Re: Isolating, Inflected, Word Building, ETC.
From: | Henrik Theiling <theiling@...> |
Date: | Monday, December 5, 2005, 17:11 |
Hi!
Gary Shannon <fiziwig@...> writes:
> These are some really fascinating topics that make me wish I had
> majored in linguistics instead of engineering. ;-)
:-)
> But all this makes me suspect that the best way to arrive at a
> really naturalistic conlang is not to build it from scratch to
> completion in one step, but to evolve it, step by step, from some
> starting point, either an existing natlang, or a very rudimentary ad
> hoc proto-language. If one started, for example, with the few dozen
> words from the language of the movie "Caveman", and applied, a few
> hundred years at a time, ten thousand years worth of mutations, it
> would seem that the result would be a very plausible imitation of a
> non-existent natlang.
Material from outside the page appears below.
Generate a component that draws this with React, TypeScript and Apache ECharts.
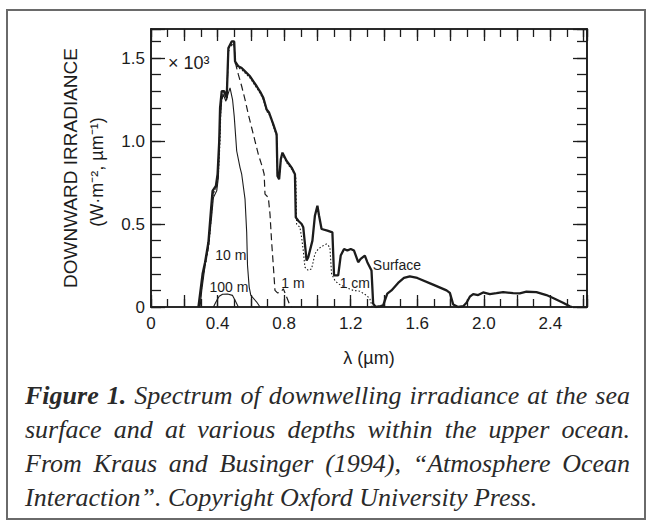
import React, { useEffect, useRef } from 'react';
import * as echarts from 'echarts';

// ---------- data (λ in µm, irradiance in 10^3 W·m-2·µm-1) ----------
const surface: [number, number][] = [
  [0.285, 0], [0.3, 0.12], [0.31, 0.2], [0.325, 0.27], [0.345, 0.39], [0.36, 0.58], [0.37, 0.7],
  [0.39, 0.73], [0.4, 0.8], [0.41, 1.0], [0.415, 1.2], [0.425, 1.3], [0.44, 1.3], [0.455, 1.26],
  [0.465, 1.56], [0.485, 1.6], [0.5, 1.6], [0.505, 1.48], [0.525, 1.45], [0.545, 1.44], [0.565, 1.42],
  [0.595, 1.39], [0.635, 1.33], [0.66, 1.29], [0.675, 1.26], [0.695, 1.19], [0.71, 1.17], [0.735, 1.1],
  [0.755, 1.04], [0.76, 0.79], [0.77, 0.77], [0.78, 0.89], [0.79, 0.93], [0.8, 0.91], [0.815, 0.88],
  [0.83, 0.86], [0.845, 0.84], [0.865, 0.8], [0.87, 0.54], [0.885, 0.52], [0.905, 0.5], [0.915, 0.48],
  [0.935, 0.28], [0.945, 0.3], [0.97, 0.4], [0.985, 0.55], [1.0, 0.61], [1.01, 0.55], [1.025, 0.47],
  [1.06, 0.46], [1.09, 0.45], [1.1, 0.19], [1.125, 0.19], [1.14, 0.31], [1.16, 0.35], [1.18, 0.34],
  [1.2, 0.35], [1.22, 0.34], [1.245, 0.27], [1.26, 0.29], [1.285, 0.31], [1.3, 0.27], [1.325, 0.22],
  [1.335, 0.02], [1.35, 0], [1.38, 0.005], [1.395, 0.01], [1.42, 0.08], [1.445, 0.1], [1.485, 0.145],
  [1.52, 0.175], [1.555, 0.185], [1.6, 0.175], [1.695, 0.135], [1.776, 0.1], [1.796, 0.085],
  [1.816, 0.015], [1.846, 0], [1.876, 0.005], [1.896, 0.026], [1.916, 0.062], [1.936, 0.078],
  [1.966, 0.072], [1.996, 0.088], [2.036, 0.078], [2.076, 0.083], [2.116, 0.09], [2.176, 0.083],
  [2.216, 0.082], [2.256, 0.092], [2.316, 0.09], [2.376, 0.072], [2.416, 0.054], [2.476, 0.026],
  [2.516, 0.004], [2.53, 0],
];

const oneCm: [number, number][] = [
  [0.29, 0], [0.305, 0.12], [0.315, 0.2], [0.33, 0.27], [0.35, 0.39], [0.365, 0.58], [0.375, 0.69],
  [0.395, 0.72], [0.405, 0.8], [0.415, 1.0], [0.42, 1.2], [0.43, 1.29], [0.44, 1.29], [0.455, 1.25],
  [0.465, 1.55], [0.485, 1.59], [0.5, 1.59], [0.505, 1.47], [0.525, 1.44], [0.545, 1.43], [0.565, 1.41],
  [0.595, 1.38], [0.635, 1.32], [0.66, 1.28], [0.675, 1.25], [0.695, 1.18], [0.71, 1.16], [0.735, 1.09],
  [0.755, 1.03], [0.76, 0.79], [0.77, 0.77], [0.78, 0.88], [0.79, 0.92], [0.8, 0.9],
  [0.815, 0.87], [0.83, 0.85], [0.845, 0.83], [0.87, 0.79], [0.875, 0.5], [0.895, 0.48], [0.905, 0.42],
  [0.915, 0.34], [0.925, 0.24], [0.945, 0.22], [0.965, 0.23], [0.985, 0.32], [1.005, 0.35],
  [1.035, 0.37], [1.055, 0.38], [1.075, 0.36], [1.085, 0.2], [1.105, 0.16], [1.125, 0.14],
  [1.165, 0.12], [1.215, 0.1], [1.255, 0.095], [1.295, 0.07], [1.315, 0.05], [1.33, 0],
];

const oneM: [number, number][] = [
  [0.29, 0], [0.3, 0.1], [0.32, 0.24], [0.345, 0.37], [0.36, 0.56], [0.37, 0.68], [0.39, 0.71],
  [0.4, 0.78], [0.41, 1.0], [0.42, 1.25], [0.44, 1.28], [0.455, 1.25], [0.465, 1.54], [0.485, 1.58],
  [0.5, 1.58], [0.505, 1.48], [0.525, 1.4], [0.545, 1.33], [0.565, 1.25], [0.585, 1.16], [0.605, 1.08],
  [0.625, 1.0], [0.645, 0.92], [0.67, 0.84], [0.68, 0.8], [0.685, 0.68], [0.705, 0.66], [0.715, 0.56],
  [0.725, 0.39], [0.735, 0.25], [0.745, 0.1], [0.76, 0.085], [0.78, 0.09], [0.795, 0.11], [0.815, 0.06],
  [0.835, 0.01], [0.845, 0],
];

const tenM: [number, number][] = [
  [0.295, 0], [0.305, 0.1], [0.325, 0.25], [0.345, 0.36], [0.365, 0.55], [0.375, 0.66], [0.395, 0.7],
  [0.405, 0.78], [0.415, 1.1], [0.425, 1.25], [0.435, 1.28], [0.45, 1.24], [0.462, 1.28], [0.475, 1.32],
  [0.49, 1.25], [0.5, 1.15], [0.515, 0.94], [0.535, 0.84], [0.545, 0.8], [0.565, 0.65], [0.575, 0.45],
  [0.58, 0.25], [0.59, 0.12], [0.6, 0.07], [0.635, 0.03], [0.655, 0],
];

const hundredM: [number, number][] = [
  [0.375, 0], [0.39, 0.03], [0.41, 0.065], [0.43, 0.077], [0.46, 0.078], [0.49, 0.07], [0.505, 0.04],
  [0.525, 0],
];

const seriesNames = ['Surface', '1 cm', '1 m', '10 m', '100 m'];
const xTickLabels = ['0', '0.4', '0.8', '1.2', '1.6', '2.0', '2.4'];
const yTickLabels = ['0', '0.5', '1.0', '1.5'];

const yNameLine1 = 'DOWNWARD IRRADIANCE';
const yNameLine2 = '(W·m⁻², µm⁻¹)';
const xName = 'λ (µm)';
const scaleNote = '× 10³';

const captionLines = [
  'Figure 1. Spectrum of downwelling irradiance at the sea',
  'surface and at various depths within the upper ocean.',
  'From Kraus and Businger (1994), “Atmosphere Ocean',
  'Interaction”. Copyright Oxford University Press.',
];

// label anchors in data coordinates (λ, value)
const curveLabels: { text: string; at: [number, number]; align: string }[] = [
  { text: '10 m', at: [0.48, 0.313], align: 'center' },
  { text: '100 m', at: [0.468, 0.12], align: 'center' },
  { text: '1 m', at: [0.853, 0.145], align: 'center' },
  { text: '1 cm', at: [1.225, 0.145], align: 'center' },
  { text: 'Surface', at: [1.333, 0.253], align: 'left' },
];

const XMAX = 2.62;
const YMAX = 1.675;
const INK = '#1c1c1c';
const SANS = '"Liberation Sans", Arial, Helvetica, sans-serif';
const SERIF = '"Liberation Serif", "Times New Roman", serif';

function fmtX(v: number) {
  const k = Math.round(v / 0.4);
  if (Math.abs(v - k * 0.4) < 1e-6 && k < xTickLabels.length) return xTickLabels[k];
  return '';
}
function fmtY(v: number) {
  const k = Math.round(v / 0.5);
  if (Math.abs(v - k * 0.5) < 1e-6 && k < yTickLabels.length) return yTickLabels[k];
  return '';
}

export default function App() {
  const ref = useRef<HTMLDivElement>(null);

  useEffect(() => {
    const el = ref.current!;
    const chart = echarts.init(el, null, { renderer: 'svg', width: 651, height: 526 });

    const xAx = (position: string, interval: number, len: number, label: boolean) => ({
      type: 'value', position, min: 0, max: XMAX, interval,
      axisLine: { show: true, onZero: false, lineStyle: { color: INK, width: 1.6 } },
      axisTick: { show: true, inside: true, length: len, lineStyle: { color: INK, width: 1.3 } },
      axisLabel: label
        ? { show: true, formatter: fmtX, color: INK, fontFamily: SANS, fontSize: 17, margin: 8, showMinLabel: true, showMaxLabel: true }
        : { show: false },
      splitLine: { show: false },
    });
    const yAx = (position: string, interval: number, len: number, label: boolean) => ({
      type: 'value', position, min: 0, max: YMAX, interval,
      axisLine: { show: true, onZero: false, lineStyle: { color: INK, width: 1.6 } },
      axisTick: { show: true, inside: true, length: len, lineStyle: { color: INK, width: 1.3 } },
      axisLabel: label
        ? { show: true, formatter: fmtY, color: INK, fontFamily: SANS, fontSize: 17, margin: 6, showMinLabel: true, showMaxLabel: true }
        : { show: false },
      splitLine: { show: false },
    });

    const line = (name: string, data: [number, number][], width: number, type: any, z: number) => ({
      type: 'line', name, data, xAxisIndex: 0, yAxisIndex: 0,
      showSymbol: false, symbol: 'none', silent: true, z,
      lineStyle: { color: INK, width, type },
    });

    chart.setOption({
      animation: false,
      backgroundColor: '#ffffff',
      grid: { left: 151, right: 64, top: 29, bottom: 219, containLabel: false },
      xAxis: [xAx('bottom', 0.2, 12, true), xAx('top', 0.2, 12, false), xAx('bottom', 0.1, 8, false), xAx('top', 0.1, 8, false)],
      yAxis: [yAx('left', 0.5, 14, true), yAx('right', 0.5, 14, false), yAx('left', 0.1, 10, false), yAx('right', 0.1, 10, false)],
      series: [
        line(seriesNames[4], hundredM, 1.1, 'solid', 2),
        line(seriesNames[3], tenM, 1.1, 'solid', 3),
        line(seriesNames[2], oneM, 1.2, [7, 4], 4),
        line(seriesNames[1], oneCm, 1.1, [1.5, 2], 5),
        line(seriesNames[0], surface, 2.3, 'solid', 6),
      ],
    });

    // caption justification via canvas text metrics
    const canvas = document.createElement('canvas');
    const ctx = canvas.getContext('2d')!;
    const FS = 26;
    const fIt = `italic ${FS}px ${SERIF}`;
    const fBold = `italic bold ${FS}px ${SERIF}`;
    const measure = (t: string, f: string) => { ctx.font = f; return ctx.measureText(t).width; };
    const CAP_L = 25, CAP_R = 630;
    const capY = [395, 429, 463, 497];
    const captionEls: any[] = [];
    captionLines.forEach((ln, i) => {
      const words = ln.split(' ');
      const fonts = words.map((_, j) => (i === 0 && j < 2 ? fBold : fIt));
      const widths = words.map((w, j) => measure(w, fonts[j]));
      const total = widths.reduce((a, b) => a + b, 0);
      const natGap = measure(' ', fIt);
      const justify = i < captionLines.length - 1;
      const gap = justify ? Math.max(natGap * 0.6, (CAP_R - CAP_L - total) / (words.length - 1)) : natGap;
      let x = CAP_L;
      words.forEach((w, j) => {
        captionEls.push({
          type: 'text', x, y: capY[i], silent: true,
          style: { text: w, font: fonts[j], fill: '#2a2a2a', textAlign: 'left', textVerticalAlign: 'middle', align: 'left', verticalAlign: 'middle' },
        });
        x += widths[j] + gap;
      });
    });

    const labelEls = curveLabels.map((l) => {
      const p = chart.convertToPixel({ xAxisIndex: 0, yAxisIndex: 0 }, l.at) as number[];
      return {
        type: 'text', x: p[0], y: p[1], silent: true, z: 20,
        style: { text: l.text, font: `14px ${SANS}`, fill: INK, textAlign: l.align, align: l.align, textVerticalAlign: 'middle', verticalAlign: 'middle' },
      };
    });

    chart.setOption({
      graphic: [
        { type: 'rect', shape: { x: 7, y: 10, width: 638, height: 509 }, silent: true, style: { fill: 'none', stroke: '#6a6a6a', lineWidth: 2 } },
        { type: 'text', x: 70, y: 168, rotation: Math.PI / 2, silent: true,
          style: { text: yNameLine1, font: `19px ${SANS}`, fill: INK, textAlign: 'center', align: 'center', textVerticalAlign: 'middle', verticalAlign: 'middle' } },
        { type: 'text', x: 97, y: 172, rotation: Math.PI / 2, silent: true,
          style: { text: yNameLine2, font: `18px ${SANS}`, fill: INK, textAlign: 'center', align: 'center', textVerticalAlign: 'middle', verticalAlign: 'middle' } },
        { type: 'text', x: 369, y: 358, silent: true,
          style: { text: xName, font: `18px ${SANS}`, fill: INK, textAlign: 'center', align: 'center', textVerticalAlign: 'middle', verticalAlign: 'middle' } },
        { type: 'text', x: 168, y: 63, silent: true,
          style: { text: scaleNote, font: `18px ${SANS}`, fill: INK, textAlign: 'left', align: 'left', textVerticalAlign: 'middle', verticalAlign: 'middle' } },
        ...labelEls,
        ...captionEls,
      ],
    });

    return () => chart.dispose();
  }, []);

  return (
    <div
      ref={ref}
      style={{ position: 'absolute', left: 0, top: 0, width: 651, height: 526, background: '#ffffff' }}
    />
  );
}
Assuming, of course, that the mutations
> applied at each step are plausible.
YES! This is a heck of a lot of work to do, but it often results in
really great conlangs, yes. :-)
I have never managed to do this so far due to the endless work in
front of me and my limited knowledge (due to lack of interest, I
think) of (linguistic) history and instead sticked to
engelangs/artlangs that were constructed according to what my computer
science back ground dictated. :-) Even that takes so much time (->
writing the Lisp grammar). E.g., S11 needs more work. I'd finally
like some example sentences, I think!